• AIM OF THE EXERCISE: Starting at the top of the listing, extract every line up to and including the one with "import * as". Pictures stay out of the copy.

• DATA EXCERPT:
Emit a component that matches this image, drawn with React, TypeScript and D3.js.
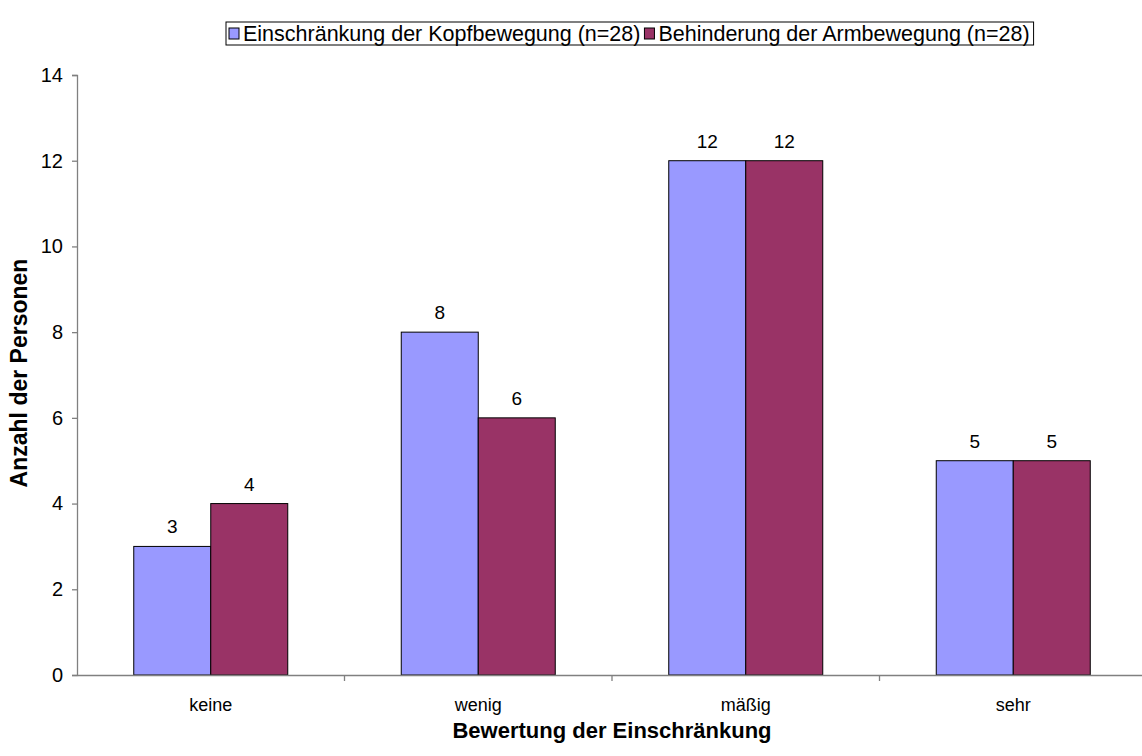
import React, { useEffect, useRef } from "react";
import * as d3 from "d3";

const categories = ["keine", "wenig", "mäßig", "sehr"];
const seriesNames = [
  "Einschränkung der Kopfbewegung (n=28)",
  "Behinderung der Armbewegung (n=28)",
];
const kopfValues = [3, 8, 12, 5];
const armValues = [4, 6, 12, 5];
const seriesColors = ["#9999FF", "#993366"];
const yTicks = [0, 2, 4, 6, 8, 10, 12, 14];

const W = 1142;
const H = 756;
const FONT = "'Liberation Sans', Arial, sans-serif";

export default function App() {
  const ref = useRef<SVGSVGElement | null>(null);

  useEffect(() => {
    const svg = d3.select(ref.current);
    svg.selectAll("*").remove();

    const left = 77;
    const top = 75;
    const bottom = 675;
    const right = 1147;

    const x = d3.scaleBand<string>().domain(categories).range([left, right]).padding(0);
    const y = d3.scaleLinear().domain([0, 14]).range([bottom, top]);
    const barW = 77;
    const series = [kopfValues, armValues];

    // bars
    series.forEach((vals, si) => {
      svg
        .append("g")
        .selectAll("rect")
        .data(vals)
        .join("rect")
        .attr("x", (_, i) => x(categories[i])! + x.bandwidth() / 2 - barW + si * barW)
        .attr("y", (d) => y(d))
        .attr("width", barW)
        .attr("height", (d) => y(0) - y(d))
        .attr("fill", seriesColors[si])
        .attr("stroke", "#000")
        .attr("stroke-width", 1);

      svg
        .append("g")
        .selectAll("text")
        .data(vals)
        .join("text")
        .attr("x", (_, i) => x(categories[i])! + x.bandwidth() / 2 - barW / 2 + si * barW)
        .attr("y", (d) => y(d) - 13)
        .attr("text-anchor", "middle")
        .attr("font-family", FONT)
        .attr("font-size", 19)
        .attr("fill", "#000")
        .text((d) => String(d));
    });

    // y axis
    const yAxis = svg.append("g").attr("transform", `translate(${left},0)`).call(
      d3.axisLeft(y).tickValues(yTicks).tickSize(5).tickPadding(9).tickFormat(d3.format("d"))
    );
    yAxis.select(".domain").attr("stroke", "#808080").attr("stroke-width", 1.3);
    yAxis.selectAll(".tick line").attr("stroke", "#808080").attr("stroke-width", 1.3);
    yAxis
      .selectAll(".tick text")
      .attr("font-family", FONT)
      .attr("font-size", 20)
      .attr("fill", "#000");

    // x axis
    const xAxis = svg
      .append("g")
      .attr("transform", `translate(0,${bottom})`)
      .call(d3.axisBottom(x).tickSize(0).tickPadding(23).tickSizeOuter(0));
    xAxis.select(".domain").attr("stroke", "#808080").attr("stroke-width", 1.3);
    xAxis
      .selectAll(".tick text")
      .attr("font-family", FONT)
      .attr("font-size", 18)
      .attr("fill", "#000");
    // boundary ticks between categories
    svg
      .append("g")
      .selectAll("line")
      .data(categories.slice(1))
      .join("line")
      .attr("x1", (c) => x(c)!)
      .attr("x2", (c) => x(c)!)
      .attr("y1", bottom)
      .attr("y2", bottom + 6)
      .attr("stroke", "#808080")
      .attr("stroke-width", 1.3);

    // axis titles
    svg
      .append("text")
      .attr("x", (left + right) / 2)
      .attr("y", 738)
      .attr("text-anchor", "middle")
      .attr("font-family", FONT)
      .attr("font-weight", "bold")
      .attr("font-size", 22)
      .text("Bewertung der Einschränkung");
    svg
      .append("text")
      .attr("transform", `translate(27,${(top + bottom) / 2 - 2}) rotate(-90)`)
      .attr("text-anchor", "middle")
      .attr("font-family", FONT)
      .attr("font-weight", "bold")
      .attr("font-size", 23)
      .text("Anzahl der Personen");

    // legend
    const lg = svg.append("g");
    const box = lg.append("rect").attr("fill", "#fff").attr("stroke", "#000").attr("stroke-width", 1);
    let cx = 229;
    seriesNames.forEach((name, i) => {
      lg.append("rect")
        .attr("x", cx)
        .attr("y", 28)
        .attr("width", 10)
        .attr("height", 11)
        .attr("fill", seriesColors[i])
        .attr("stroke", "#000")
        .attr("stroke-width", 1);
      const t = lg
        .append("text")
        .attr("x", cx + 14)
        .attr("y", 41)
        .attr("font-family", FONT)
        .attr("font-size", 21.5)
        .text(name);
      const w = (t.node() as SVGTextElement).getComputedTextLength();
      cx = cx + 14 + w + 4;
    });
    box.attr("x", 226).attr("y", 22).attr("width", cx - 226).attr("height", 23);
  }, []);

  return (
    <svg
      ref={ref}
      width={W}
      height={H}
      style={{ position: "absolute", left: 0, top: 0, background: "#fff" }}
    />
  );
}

• COMPLETE ANSWER:
Emit a component that matches this image, drawn with React, TypeScript and D3.js.
import React, { useEffect, useRef } from "react";
import * as d3 from "d3";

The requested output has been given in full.